▸ **EXERCISE TASK**:
Find how many lines of the listing below include the word "with", then report the number by itself.

▸ **RECORDS SUPPLIED**:
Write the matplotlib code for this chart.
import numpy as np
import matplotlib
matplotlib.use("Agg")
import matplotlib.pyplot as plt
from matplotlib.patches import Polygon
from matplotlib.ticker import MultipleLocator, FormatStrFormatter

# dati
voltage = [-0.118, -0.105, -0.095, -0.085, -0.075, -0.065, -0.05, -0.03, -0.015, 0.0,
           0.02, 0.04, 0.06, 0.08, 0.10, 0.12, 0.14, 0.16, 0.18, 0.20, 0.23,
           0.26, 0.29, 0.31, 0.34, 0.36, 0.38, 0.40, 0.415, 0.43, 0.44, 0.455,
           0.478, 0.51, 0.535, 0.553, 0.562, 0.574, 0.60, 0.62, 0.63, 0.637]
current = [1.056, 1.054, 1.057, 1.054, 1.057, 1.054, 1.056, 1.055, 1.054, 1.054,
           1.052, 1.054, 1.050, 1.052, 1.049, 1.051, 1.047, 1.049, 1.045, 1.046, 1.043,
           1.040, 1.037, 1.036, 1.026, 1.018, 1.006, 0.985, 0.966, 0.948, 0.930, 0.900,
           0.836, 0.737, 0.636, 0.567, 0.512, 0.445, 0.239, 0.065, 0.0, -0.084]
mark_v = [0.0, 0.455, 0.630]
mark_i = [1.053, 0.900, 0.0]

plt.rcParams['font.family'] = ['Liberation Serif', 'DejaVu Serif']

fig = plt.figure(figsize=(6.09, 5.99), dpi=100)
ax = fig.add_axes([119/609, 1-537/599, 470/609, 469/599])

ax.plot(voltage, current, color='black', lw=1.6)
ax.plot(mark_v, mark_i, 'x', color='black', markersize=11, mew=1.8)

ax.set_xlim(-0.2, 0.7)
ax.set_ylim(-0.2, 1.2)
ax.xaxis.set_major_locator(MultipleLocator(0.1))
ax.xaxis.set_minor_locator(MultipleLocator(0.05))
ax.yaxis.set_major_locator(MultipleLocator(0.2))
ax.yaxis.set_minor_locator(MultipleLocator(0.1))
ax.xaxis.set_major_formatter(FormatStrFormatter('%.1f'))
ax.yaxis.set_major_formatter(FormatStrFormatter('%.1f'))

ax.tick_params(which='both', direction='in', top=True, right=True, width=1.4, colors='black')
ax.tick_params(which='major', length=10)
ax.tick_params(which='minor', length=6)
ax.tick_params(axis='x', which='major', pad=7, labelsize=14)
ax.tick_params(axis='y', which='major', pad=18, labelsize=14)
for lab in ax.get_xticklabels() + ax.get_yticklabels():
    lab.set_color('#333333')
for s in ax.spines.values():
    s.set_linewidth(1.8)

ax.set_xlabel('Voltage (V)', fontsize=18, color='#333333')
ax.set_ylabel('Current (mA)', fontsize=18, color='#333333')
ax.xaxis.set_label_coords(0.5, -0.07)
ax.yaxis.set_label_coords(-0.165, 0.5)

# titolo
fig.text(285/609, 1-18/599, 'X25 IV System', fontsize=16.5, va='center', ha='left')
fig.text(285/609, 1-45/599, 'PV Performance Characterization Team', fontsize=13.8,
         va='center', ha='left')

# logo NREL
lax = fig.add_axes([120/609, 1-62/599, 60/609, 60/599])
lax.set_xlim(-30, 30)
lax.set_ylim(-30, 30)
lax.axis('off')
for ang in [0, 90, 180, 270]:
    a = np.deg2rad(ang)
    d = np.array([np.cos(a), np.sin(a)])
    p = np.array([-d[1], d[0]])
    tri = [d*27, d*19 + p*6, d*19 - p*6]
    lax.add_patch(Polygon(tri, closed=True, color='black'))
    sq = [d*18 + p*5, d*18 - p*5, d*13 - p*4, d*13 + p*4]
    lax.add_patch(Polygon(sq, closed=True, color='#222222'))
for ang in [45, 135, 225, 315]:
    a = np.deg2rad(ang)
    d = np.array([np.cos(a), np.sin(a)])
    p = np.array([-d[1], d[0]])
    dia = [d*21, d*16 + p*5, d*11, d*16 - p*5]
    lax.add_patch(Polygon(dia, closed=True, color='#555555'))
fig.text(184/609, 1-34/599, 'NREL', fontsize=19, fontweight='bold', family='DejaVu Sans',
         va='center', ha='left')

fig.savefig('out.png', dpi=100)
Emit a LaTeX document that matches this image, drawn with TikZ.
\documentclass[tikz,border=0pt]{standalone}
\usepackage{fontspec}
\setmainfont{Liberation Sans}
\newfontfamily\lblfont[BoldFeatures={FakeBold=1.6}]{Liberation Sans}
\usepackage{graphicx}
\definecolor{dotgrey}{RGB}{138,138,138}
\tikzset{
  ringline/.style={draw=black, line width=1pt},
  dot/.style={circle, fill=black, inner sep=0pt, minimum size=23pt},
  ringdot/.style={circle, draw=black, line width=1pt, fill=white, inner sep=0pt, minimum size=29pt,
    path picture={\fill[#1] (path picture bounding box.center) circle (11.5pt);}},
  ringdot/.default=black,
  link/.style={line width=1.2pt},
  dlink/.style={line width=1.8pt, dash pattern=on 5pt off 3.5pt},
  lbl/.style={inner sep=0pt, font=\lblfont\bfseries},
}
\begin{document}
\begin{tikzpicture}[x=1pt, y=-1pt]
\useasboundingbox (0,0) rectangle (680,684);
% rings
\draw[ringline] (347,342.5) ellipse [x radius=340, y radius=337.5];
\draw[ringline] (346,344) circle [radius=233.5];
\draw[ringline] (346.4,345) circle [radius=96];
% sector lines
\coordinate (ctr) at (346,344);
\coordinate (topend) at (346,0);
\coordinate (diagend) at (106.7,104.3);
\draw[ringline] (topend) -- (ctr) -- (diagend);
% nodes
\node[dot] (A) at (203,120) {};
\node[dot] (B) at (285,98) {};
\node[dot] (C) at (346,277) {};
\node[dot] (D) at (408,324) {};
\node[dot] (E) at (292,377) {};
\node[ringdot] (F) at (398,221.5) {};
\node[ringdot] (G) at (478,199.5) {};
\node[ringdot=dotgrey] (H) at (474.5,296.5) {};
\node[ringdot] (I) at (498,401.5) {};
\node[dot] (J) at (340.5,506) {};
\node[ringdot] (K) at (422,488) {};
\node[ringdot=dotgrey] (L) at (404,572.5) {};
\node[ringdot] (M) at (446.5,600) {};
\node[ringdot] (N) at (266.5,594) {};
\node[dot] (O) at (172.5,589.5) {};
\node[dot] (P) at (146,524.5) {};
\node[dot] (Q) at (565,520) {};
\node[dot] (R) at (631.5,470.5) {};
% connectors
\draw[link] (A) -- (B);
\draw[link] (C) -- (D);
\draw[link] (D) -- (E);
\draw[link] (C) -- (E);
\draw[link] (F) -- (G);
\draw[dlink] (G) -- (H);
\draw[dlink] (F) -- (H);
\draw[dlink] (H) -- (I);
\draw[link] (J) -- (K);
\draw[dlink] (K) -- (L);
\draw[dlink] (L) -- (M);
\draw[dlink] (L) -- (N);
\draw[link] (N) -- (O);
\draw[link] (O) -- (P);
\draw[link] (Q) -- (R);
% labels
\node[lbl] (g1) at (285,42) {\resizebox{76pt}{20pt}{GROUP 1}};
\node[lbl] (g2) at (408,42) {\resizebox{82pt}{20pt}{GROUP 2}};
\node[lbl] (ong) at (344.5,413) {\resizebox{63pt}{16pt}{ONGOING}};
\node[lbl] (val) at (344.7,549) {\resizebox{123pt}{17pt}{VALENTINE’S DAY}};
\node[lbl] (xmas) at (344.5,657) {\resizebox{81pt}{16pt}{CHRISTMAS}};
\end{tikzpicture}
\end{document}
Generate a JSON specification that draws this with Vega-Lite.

▸ **EXERCISE RESPONSE**:
2